Cependant, la mer Égée est une zone de grande valeur tant pour la Grèce et ses plus de 3 000 îles que pour la Turquie, qui a un débouché en pleine mer dans cette zone. D'où la réticence de la Turquie à permettre à la Grèce de donner effet à la clause de l'article 3 de la Convention des Nations unies sur le droit de la mer, qui stipule : « Chaque État a le droit de déterminer la largeur de sa mer territoriale jusqu'à une limite ne dépassant pas 12 milles marins à partir des lignes de base déterminées conformément à la présente Convention ». Actuellement, la Grèce fixe la limite à 6 miles nautiques, si bien que si elle parvenait à respecter ce point, cela signifierait que la Turquie serait dépendante d'eux pour aller en haute mer, ce qu'Ankara n'est pas prête à autoriser.
Si l'on laisse le contexte de côté, la Grèce et la Turquie sont dans une escalade de tension depuis un peu plus d'un an, qui a même menacé de déclencher un conflit dans la région, à propos d'un champ pétrolifère au nord de l'île de Chypre.
Tout a commencé quand, en mai 2019, la Turquie a effectué un forage exploratoire, à ses yeux légal, dans le nord de l'île.

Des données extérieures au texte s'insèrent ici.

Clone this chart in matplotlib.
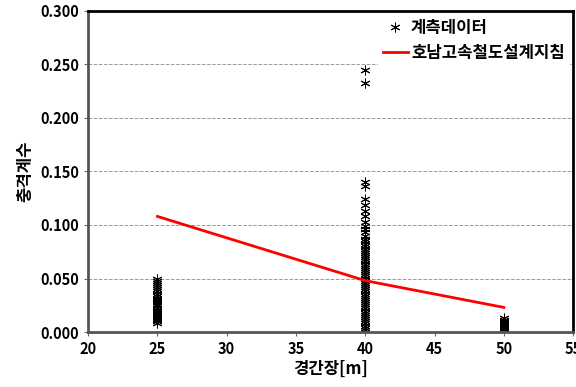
import matplotlib.pyplot as plt
import numpy as np

plt.rcParams['font.family'] = ['Noto Sans CJK KR', 'DejaVu Sans']

# measured data (span, impact factor)
y_25 = [0.050, 0.048, 0.046, 0.044, 0.042, 0.040, 0.038, 0.036, 0.034, 0.032,
        0.031, 0.029, 0.028, 0.026, 0.025, 0.024, 0.022, 0.021, 0.020, 0.019,
        0.018, 0.017, 0.016, 0.015, 0.014, 0.013, 0.012, 0.011, 0.010, 0.008]
y_40 = [0.245, 0.233, 0.140, 0.136, 0.124, 0.119, 0.113, 0.108, 0.103, 0.099,
        0.096, 0.093, 0.090, 0.087, 0.085, 0.082, 0.080, 0.078, 0.076, 0.074,
        0.072, 0.070, 0.068, 0.066, 0.064, 0.062, 0.060, 0.058, 0.056, 0.054,
        0.052, 0.050, 0.048, 0.046, 0.044, 0.042, 0.040, 0.038, 0.036, 0.034,
        0.032, 0.030, 0.028, 0.026, 0.024, 0.022, 0.020, 0.018, 0.016, 0.014,
        0.012, 0.010, 0.008, 0.006, 0.004, 0.002, 0.000]
y_50 = [0.013, 0.011, 0.010, 0.009, 0.008, 0.007, 0.006, 0.005, 0.004, 0.003, 0.002]

# design guideline line
guide_x = [25, 40, 50]
guide_y = [0.108, 0.048, 0.023]

fig = plt.figure(figsize=(5.76, 3.87), dpi=100)
ax = fig.add_axes([0.153, 0.142, 0.842, 0.830])

mx = [25] * len(y_25) + [40] * len(y_40) + [50] * len(y_50)
my = y_25 + y_40 + y_50
ax.plot(mx, my, linestyle='none', marker=(6, 2, 0), markersize=7,
        markeredgewidth=0.7, color='black', label='계측데이터')
ax.plot(guide_x, guide_y, color='#ff0000', linewidth=2, label='호남고속철도설계지침')

ax.set_xlim(20, 55)
ax.set_ylim(0, 0.3)
ax.set_xticks(np.arange(20, 56, 5))
ax.set_yticks(np.arange(0, 0.301, 0.05))
ax.set_yticklabels([f'{v:.3f}' for v in np.arange(0, 0.301, 0.05)])
ax.grid(axis='y', linestyle='--', color='#999999', linewidth=0.7)
ax.set_axisbelow(True)

for lab in ax.get_xticklabels() + ax.get_yticklabels():
    lab.set_fontweight('bold')
    lab.set_fontsize(10.5)
ax.tick_params(direction='out', length=3, color='#666666')

for s in ['left', 'bottom']:
    ax.spines[s].set_color('#555555')
    ax.spines[s].set_linewidth(2)
for s in ['top', 'right']:
    ax.spines[s].set_color('black')
    ax.spines[s].set_linewidth(2)

ax.set_xlabel('경간장[m]', fontweight='bold', fontsize=12, labelpad=2)
ax.set_ylabel('충격계수', fontweight='bold', fontsize=12, labelpad=4)

leg = ax.legend(loc='upper right', frameon=True, fancybox=False, edgecolor='none',
                framealpha=1, prop={'weight': 'bold', 'size': 12},
                handlelength=1.5, handletextpad=0.2, labelspacing=0.4,
                borderaxespad=0.2, borderpad=0.3)

fig.savefig('out.png', dpi=100)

Quelques mois plus tard, en juillet, l'Union européenne sanctionne le gouvernement d'Ankara et manifeste son soutien total à la Grèce et à Chypre, comme il fallait s'y attendre étant donné qu'il s'agit de deux États membres de l'Union2. Toutefois, cela n'empêche pas la Turquie de poursuivre ses aspirations, car elle déploie davantage de navires de forage, exerçant son droit sur les "eaux chypriotes turques", selon le ministre turc3 des affaires étrangères. La tension a atteint son point culminant lorsque, en août de la même année, les deux flottes ont effectué des exercices de combat entre les îles de Crète et de Chypre.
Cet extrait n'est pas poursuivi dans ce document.